Task objective:
Starting with the first line of the data below, copy each line up to and including the one containing "Values in Millions". Pictures stay out.

┏━━

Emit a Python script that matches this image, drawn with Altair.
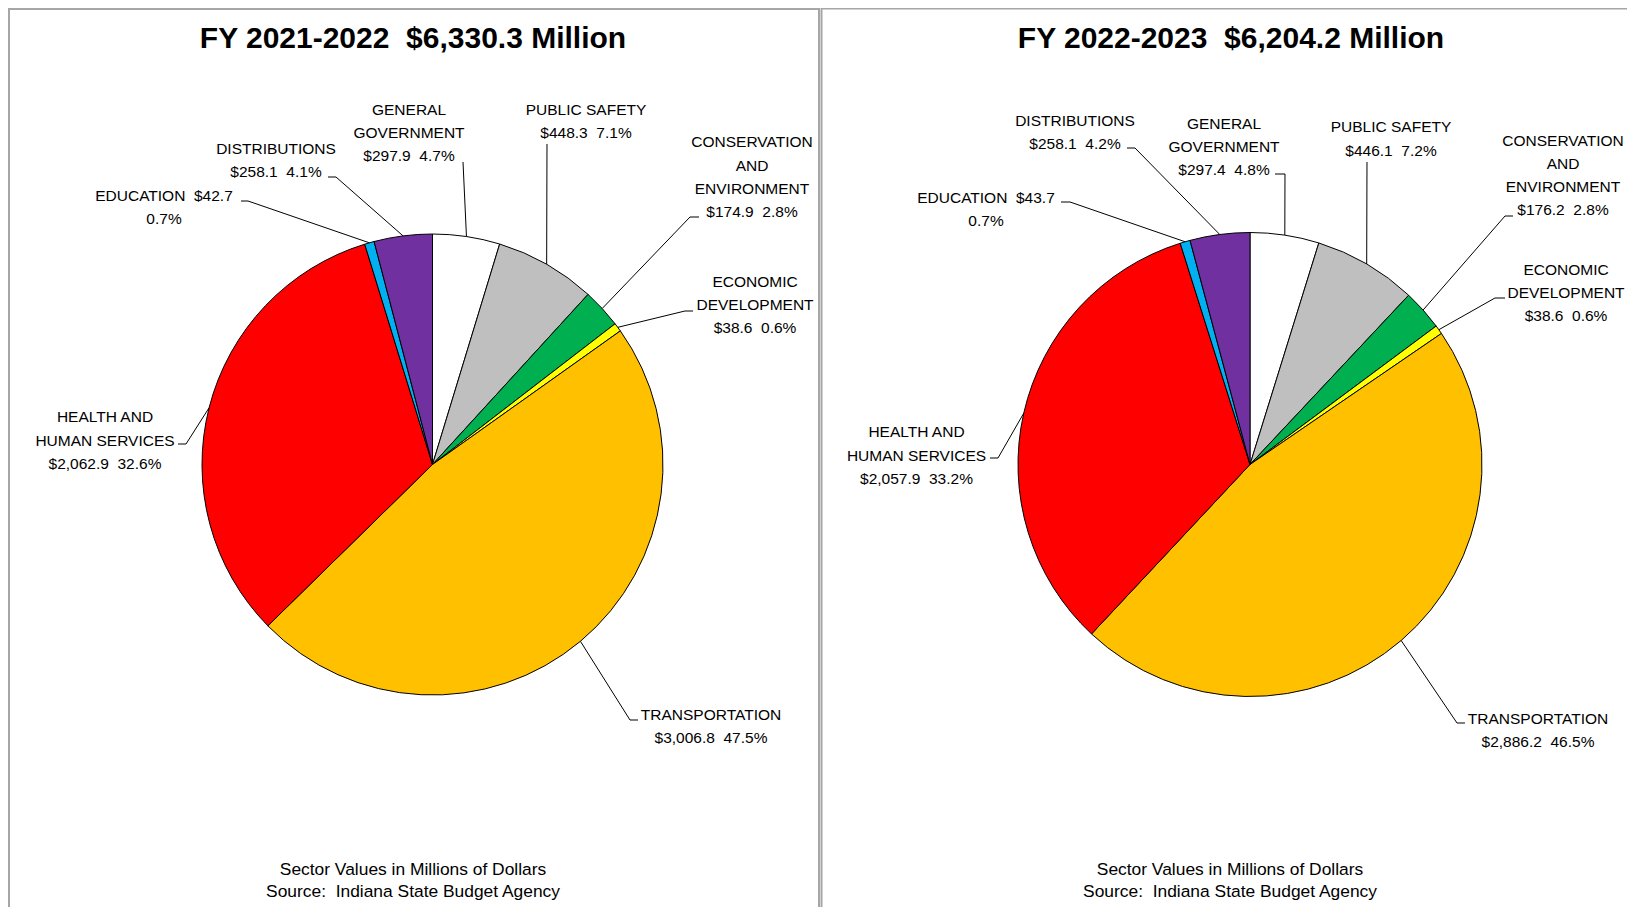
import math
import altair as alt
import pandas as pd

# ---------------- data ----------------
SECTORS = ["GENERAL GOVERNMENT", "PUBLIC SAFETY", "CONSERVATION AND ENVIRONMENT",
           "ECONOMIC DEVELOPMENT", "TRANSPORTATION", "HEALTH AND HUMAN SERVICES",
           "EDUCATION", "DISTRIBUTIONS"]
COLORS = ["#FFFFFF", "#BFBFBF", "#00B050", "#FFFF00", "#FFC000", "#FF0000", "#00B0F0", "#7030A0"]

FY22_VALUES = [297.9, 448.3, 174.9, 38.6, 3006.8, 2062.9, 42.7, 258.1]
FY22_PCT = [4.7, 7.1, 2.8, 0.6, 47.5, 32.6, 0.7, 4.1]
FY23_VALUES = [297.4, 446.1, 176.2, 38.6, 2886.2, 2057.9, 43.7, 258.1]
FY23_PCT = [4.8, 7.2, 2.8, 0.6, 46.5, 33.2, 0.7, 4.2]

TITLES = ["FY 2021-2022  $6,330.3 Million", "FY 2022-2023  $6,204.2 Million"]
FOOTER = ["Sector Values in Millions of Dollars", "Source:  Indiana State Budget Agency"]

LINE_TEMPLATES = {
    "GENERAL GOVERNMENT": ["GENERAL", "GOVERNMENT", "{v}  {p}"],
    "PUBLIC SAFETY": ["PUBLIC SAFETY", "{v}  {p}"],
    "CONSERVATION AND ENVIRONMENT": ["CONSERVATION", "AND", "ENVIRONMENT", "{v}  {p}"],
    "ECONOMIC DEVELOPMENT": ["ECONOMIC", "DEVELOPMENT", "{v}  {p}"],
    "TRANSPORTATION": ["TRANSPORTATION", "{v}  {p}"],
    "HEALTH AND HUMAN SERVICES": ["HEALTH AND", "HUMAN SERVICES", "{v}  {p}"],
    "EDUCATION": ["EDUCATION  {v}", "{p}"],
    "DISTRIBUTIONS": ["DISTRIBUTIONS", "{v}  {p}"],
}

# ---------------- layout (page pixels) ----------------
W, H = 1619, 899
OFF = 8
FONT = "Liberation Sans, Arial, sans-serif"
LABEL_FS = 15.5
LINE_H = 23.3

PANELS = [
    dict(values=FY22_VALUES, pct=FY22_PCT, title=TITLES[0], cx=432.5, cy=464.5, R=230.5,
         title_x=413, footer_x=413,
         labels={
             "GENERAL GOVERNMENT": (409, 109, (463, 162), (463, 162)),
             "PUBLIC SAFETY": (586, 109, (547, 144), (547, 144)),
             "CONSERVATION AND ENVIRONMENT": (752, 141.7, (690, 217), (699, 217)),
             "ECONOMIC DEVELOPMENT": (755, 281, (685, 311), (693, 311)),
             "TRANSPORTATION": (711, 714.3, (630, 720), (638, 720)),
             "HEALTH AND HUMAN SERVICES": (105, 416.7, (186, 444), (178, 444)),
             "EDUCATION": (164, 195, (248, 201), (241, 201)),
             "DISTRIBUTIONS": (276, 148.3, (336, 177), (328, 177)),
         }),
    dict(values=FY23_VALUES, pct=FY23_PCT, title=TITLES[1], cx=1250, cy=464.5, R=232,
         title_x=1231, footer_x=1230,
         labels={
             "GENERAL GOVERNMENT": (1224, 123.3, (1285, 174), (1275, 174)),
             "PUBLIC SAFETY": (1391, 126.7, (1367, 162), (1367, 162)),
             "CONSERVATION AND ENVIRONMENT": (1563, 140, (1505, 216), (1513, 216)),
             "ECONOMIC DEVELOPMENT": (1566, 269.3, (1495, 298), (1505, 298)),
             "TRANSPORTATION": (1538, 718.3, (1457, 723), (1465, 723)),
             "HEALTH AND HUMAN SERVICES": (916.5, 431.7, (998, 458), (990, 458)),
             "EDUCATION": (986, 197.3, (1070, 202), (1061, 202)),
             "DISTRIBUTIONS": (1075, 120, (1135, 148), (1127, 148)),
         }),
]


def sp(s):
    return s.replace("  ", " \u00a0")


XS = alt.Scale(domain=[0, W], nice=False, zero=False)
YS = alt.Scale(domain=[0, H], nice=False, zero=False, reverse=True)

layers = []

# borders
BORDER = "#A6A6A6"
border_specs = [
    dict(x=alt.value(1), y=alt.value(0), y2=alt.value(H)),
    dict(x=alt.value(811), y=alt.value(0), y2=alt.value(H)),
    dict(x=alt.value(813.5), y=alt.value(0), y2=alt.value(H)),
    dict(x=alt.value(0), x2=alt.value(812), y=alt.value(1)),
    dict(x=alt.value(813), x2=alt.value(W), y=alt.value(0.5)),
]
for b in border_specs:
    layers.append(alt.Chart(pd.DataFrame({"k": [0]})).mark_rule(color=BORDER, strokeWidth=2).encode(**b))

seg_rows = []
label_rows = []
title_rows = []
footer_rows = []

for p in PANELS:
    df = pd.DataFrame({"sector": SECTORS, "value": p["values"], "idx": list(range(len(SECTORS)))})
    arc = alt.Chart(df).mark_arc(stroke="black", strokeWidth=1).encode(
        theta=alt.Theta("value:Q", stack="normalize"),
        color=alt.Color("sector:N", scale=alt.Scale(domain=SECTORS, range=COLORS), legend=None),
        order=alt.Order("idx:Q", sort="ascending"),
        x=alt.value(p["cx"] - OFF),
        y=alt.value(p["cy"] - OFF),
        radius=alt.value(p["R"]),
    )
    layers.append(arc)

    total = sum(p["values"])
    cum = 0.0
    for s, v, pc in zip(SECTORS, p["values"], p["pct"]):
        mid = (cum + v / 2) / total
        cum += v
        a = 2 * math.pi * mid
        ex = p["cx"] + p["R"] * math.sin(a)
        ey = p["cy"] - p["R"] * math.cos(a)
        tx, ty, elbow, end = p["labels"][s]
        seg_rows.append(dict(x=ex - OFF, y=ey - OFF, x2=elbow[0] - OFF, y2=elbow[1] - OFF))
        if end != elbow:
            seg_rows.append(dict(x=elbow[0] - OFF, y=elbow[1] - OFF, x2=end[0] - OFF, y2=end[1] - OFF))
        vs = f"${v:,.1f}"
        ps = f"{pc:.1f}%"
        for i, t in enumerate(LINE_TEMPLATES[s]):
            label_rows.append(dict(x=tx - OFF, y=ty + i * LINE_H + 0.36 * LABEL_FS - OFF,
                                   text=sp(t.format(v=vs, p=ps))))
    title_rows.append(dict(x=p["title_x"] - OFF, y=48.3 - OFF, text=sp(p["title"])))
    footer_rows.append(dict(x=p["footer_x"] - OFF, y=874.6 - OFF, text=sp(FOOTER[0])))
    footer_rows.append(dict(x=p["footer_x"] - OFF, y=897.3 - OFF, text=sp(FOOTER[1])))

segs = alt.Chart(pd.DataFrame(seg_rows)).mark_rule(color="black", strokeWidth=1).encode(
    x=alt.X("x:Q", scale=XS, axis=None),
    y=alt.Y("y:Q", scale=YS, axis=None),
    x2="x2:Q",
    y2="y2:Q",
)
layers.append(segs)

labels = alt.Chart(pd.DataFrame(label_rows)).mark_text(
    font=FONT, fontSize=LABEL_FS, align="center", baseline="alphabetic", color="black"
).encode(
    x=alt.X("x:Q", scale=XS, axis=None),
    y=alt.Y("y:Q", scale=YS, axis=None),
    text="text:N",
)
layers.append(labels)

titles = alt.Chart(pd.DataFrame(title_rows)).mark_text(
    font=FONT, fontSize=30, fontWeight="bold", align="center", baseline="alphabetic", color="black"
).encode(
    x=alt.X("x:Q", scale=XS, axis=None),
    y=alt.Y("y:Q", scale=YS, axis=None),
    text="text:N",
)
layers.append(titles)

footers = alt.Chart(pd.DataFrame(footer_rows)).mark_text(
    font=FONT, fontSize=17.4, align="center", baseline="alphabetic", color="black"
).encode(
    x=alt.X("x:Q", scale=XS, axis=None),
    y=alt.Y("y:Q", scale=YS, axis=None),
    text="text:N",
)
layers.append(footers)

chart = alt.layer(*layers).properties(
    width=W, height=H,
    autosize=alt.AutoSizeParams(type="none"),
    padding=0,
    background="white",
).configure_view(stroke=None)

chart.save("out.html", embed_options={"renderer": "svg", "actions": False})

┗━━

Answer below:
Emit a Python script that matches this image, drawn with Altair.
import math
import altair as alt
import pandas as pd

# ---------------- data ----------------
SECTORS = ["GENERAL GOVERNMENT", "PUBLIC SAFETY", "CONSERVATION AND ENVIRONMENT",
           "ECONOMIC DEVELOPMENT", "TRANSPORTATION", "HEALTH AND HUMAN SERVICES",
           "EDUCATION", "DISTRIBUTIONS"]
COLORS = ["#FFFFFF", "#BFBFBF", "#00B050", "#FFFF00", "#FFC000", "#FF0000", "#00B0F0", "#7030A0"]

FY22_VALUES = [297.9, 448.3, 174.9, 38.6, 3006.8, 2062.9, 42.7, 258.1]
FY22_PCT = [4.7, 7.1, 2.8, 0.6, 47.5, 32.6, 0.7, 4.1]
FY23_VALUES = [297.4, 446.1, 176.2, 38.6, 2886.2, 2057.9, 43.7, 258.1]
FY23_PCT = [4.8, 7.2, 2.8, 0.6, 46.5, 33.2, 0.7, 4.2]

TITLES = ["FY 2021-2022  $6,330.3 Million", "FY 2022-2023  $6,204.2 Million"]
FOOTER = ["Sector Values in Millions of Dollars", "Source:  Indiana State Budget Agency"]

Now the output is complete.